Instructions for the task →
Exactly as written, please set down all of the entries again, with no pictures.

[begin Supplied entries]

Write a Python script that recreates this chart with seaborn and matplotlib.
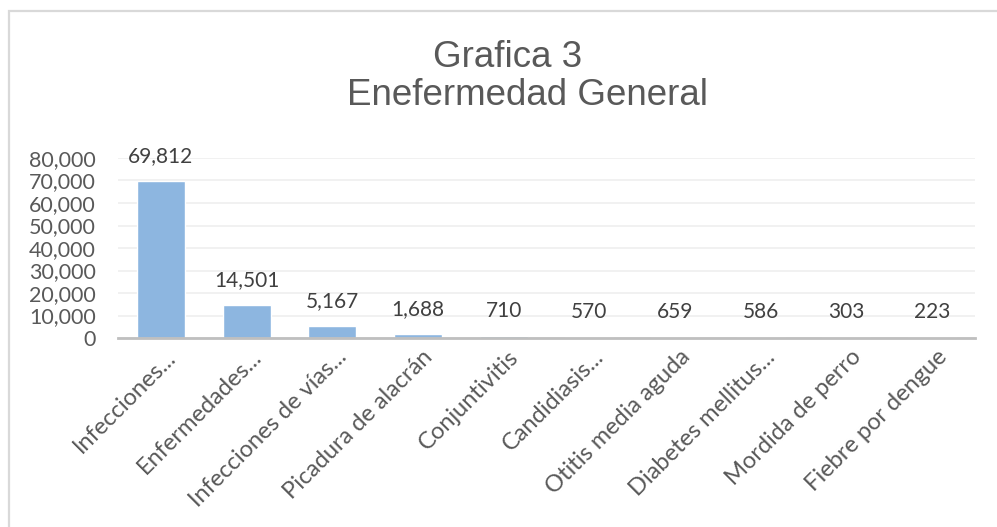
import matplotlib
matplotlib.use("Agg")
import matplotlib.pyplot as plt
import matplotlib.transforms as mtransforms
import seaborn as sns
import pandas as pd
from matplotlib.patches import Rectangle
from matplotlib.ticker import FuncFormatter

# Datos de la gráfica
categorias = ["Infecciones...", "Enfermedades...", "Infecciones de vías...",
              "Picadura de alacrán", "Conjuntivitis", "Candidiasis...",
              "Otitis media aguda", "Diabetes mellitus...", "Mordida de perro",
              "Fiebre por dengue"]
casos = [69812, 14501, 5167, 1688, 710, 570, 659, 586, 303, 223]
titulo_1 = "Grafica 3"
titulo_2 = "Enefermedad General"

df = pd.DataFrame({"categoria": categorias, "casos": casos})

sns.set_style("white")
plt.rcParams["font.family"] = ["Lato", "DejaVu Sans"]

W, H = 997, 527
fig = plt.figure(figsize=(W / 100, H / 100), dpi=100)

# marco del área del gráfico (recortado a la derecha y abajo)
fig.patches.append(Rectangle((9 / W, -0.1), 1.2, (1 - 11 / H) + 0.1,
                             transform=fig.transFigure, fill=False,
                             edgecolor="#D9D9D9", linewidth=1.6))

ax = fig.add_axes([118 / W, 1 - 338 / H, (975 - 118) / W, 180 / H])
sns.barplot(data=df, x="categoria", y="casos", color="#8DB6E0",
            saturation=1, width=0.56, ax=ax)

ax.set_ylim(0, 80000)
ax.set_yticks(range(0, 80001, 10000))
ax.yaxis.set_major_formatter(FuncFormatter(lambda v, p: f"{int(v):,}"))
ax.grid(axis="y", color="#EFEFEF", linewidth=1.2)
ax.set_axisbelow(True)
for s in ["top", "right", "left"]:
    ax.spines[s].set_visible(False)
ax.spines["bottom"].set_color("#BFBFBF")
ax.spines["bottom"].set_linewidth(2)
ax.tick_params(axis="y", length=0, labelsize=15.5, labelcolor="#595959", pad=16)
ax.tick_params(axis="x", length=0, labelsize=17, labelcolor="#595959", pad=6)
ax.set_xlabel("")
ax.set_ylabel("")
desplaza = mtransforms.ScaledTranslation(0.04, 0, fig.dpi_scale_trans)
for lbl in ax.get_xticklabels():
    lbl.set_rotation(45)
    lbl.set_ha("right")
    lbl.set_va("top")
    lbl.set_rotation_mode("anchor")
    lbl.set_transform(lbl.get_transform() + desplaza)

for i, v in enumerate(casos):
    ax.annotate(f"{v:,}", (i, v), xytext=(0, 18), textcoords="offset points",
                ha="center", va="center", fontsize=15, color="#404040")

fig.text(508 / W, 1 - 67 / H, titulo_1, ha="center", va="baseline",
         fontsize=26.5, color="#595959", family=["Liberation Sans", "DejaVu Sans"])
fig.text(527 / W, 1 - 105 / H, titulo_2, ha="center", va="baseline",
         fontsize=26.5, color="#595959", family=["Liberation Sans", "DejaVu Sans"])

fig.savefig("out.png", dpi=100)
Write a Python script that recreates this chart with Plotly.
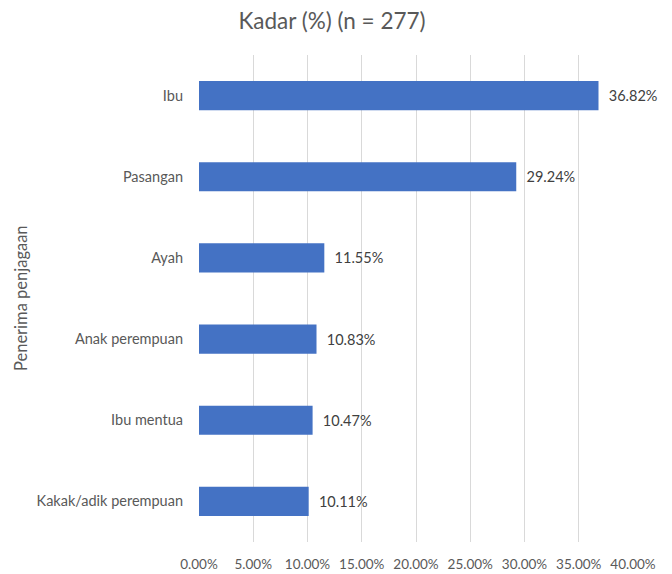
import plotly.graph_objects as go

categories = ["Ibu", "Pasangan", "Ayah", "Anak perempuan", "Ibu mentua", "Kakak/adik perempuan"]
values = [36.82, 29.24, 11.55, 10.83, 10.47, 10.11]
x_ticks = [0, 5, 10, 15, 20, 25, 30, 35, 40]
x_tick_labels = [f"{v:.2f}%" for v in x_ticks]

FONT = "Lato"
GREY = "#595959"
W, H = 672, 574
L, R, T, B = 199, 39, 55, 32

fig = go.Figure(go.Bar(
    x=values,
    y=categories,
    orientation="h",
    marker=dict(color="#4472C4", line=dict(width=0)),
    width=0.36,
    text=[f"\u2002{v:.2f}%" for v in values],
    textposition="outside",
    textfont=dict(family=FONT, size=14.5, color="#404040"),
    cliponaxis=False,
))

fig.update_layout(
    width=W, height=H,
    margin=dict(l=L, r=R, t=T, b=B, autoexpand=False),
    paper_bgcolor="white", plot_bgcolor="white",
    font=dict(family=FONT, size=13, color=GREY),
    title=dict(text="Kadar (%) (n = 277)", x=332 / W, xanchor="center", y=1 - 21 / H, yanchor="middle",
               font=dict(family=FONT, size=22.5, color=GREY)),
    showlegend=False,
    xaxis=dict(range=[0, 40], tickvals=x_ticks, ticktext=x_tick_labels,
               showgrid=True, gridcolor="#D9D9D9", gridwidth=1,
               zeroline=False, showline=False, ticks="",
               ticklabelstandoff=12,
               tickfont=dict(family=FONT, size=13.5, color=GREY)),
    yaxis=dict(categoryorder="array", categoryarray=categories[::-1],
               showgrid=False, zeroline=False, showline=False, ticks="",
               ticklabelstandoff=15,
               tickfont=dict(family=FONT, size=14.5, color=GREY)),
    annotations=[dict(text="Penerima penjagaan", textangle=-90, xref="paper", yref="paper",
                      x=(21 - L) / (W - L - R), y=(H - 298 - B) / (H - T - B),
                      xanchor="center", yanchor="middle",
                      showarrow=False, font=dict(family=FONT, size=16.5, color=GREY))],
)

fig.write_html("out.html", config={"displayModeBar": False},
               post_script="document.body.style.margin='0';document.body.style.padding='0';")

[end Supplied entries]

Solution to the exercise →
Write a Python script that recreates this chart with seaborn and matplotlib.
import matplotlib
matplotlib.use("Agg")
import matplotlib.pyplot as plt
import matplotlib.transforms as mtransforms
import seaborn as sns
import pandas as pd
from matplotlib.patches import Rectangle
from matplotlib.ticker import FuncFormatter

# Datos de la gráfica
categorias = ["Infecciones...", "Enfermedades...", "Infecciones de vías...",
              "Picadura de alacrán", "Conjuntivitis", "Candidiasis...",
              "Otitis media aguda", "Diabetes mellitus...", "Mordida de perro",
              "Fiebre por dengue"]
casos = [69812, 14501, 5167, 1688, 710, 570, 659, 586, 303, 223]
titulo_1 = "Grafica 3"
titulo_2 = "Enefermedad General"

df = pd.DataFrame({"categoria": categorias, "casos": casos})

sns.set_style("white")
plt.rcParams["font.family"] = ["Lato", "DejaVu Sans"]

W, H = 997, 527
fig = plt.figure(figsize=(W / 100, H / 100), dpi=100)

# marco del área del gráfico (recortado a la derecha y abajo)
fig.patches.append(Rectangle((9 / W, -0.1), 1.2, (1 - 11 / H) + 0.1,
                             transform=fig.transFigure, fill=False,
                             edgecolor="#D9D9D9", linewidth=1.6))

ax = fig.add_axes([118 / W, 1 - 338 / H, (975 - 118) / W, 180 / H])
sns.barplot(data=df, x="categoria", y="casos", color="#8DB6E0",
            saturation=1, width=0.56, ax=ax)

ax.set_ylim(0, 80000)
ax.set_yticks(range(0, 80001, 10000))
ax.yaxis.set_major_formatter(FuncFormatter(lambda v, p: f"{int(v):,}"))
ax.grid(axis="y", color="#EFEFEF", linewidth=1.2)
ax.set_axisbelow(True)
for s in ["top", "right", "left"]:
    ax.spines[s].set_visible(False)
ax.spines["bottom"].set_color("#BFBFBF")
ax.spines["bottom"].set_linewidth(2)
ax.tick_params(axis="y", length=0, labelsize=15.5, labelcolor="#595959", pad=16)
ax.tick_params(axis="x", length=0, labelsize=17, labelcolor="#595959", pad=6)
ax.set_xlabel("")
ax.set_ylabel("")
desplaza = mtransforms.ScaledTranslation(0.04, 0, fig.dpi_scale_trans)
for lbl in ax.get_xticklabels():
    lbl.set_rotation(45)
    lbl.set_ha("right")
    lbl.set_va("top")
    lbl.set_rotation_mode("anchor")
    lbl.set_transform(lbl.get_transform() + desplaza)

for i, v in enumerate(casos):
    ax.annotate(f"{v:,}", (i, v), xytext=(0, 18), textcoords="offset points",
                ha="center", va="center", fontsize=15, color="#404040")

fig.text(508 / W, 1 - 67 / H, titulo_1, ha="center", va="baseline",
         fontsize=26.5, color="#595959", family=["Liberation Sans", "DejaVu Sans"])
fig.text(527 / W, 1 - 105 / H, titulo_2, ha="center", va="baseline",
         fontsize=26.5, color="#595959", family=["Liberation Sans", "DejaVu Sans"])

fig.savefig("out.png", dpi=100)
Write a Python script that recreates this chart with Plotly.
import plotly.graph_objects as go

categories = ["Ibu", "Pasangan", "Ayah", "Anak perempuan", "Ibu mentua", "Kakak/adik perempuan"]
values = [36.82, 29.24, 11.55, 10.83, 10.47, 10.11]
x_ticks = [0, 5, 10, 15, 20, 25, 30, 35, 40]
x_tick_labels = [f"{v:.2f}%" for v in x_ticks]

FONT = "Lato"
GREY = "#595959"
W, H = 672, 574
L, R, T, B = 199, 39, 55, 32

fig = go.Figure(go.Bar(
    x=values,
    y=categories,
    orientation="h",
    marker=dict(color="#4472C4", line=dict(width=0)),
    width=0.36,
    text=[f"\u2002{v:.2f}%" for v in values],
    textposition="outside",
    textfont=dict(family=FONT, size=14.5, color="#404040"),
    cliponaxis=False,
))

fig.update_layout(
    width=W, height=H,
    margin=dict(l=L, r=R, t=T, b=B, autoexpand=False),
    paper_bgcolor="white", plot_bgcolor="white",
    font=dict(family=FONT, size=13, color=GREY),
    title=dict(text="Kadar (%) (n = 277)", x=332 / W, xanchor="center", y=1 - 21 / H, yanchor="middle",
               font=dict(family=FONT, size=22.5, color=GREY)),
    showlegend=False,
    xaxis=dict(range=[0, 40], tickvals=x_ticks, ticktext=x_tick_labels,
               showgrid=True, gridcolor="#D9D9D9", gridwidth=1,
               zeroline=False, showline=False, ticks="",
               ticklabelstandoff=12,
               tickfont=dict(family=FONT, size=13.5, color=GREY)),
    yaxis=dict(categoryorder="array", categoryarray=categories[::-1],
               showgrid=False, zeroline=False, showline=False, ticks="",
               ticklabelstandoff=15,
               tickfont=dict(family=FONT, size=14.5, color=GREY)),
    annotations=[dict(text="Penerima penjagaan", textangle=-90, xref="paper", yref="paper",
                      x=(21 - L) / (W - L - R), y=(H - 298 - B) / (H - T - B),
                      xanchor="center", yanchor="middle",
                      showarrow=False, font=dict(family=FONT, size=16.5, color=GREY))],
)

fig.write_html("out.html", config={"displayModeBar": False},
               post_script="document.body.style.margin='0';document.body.style.padding='0';")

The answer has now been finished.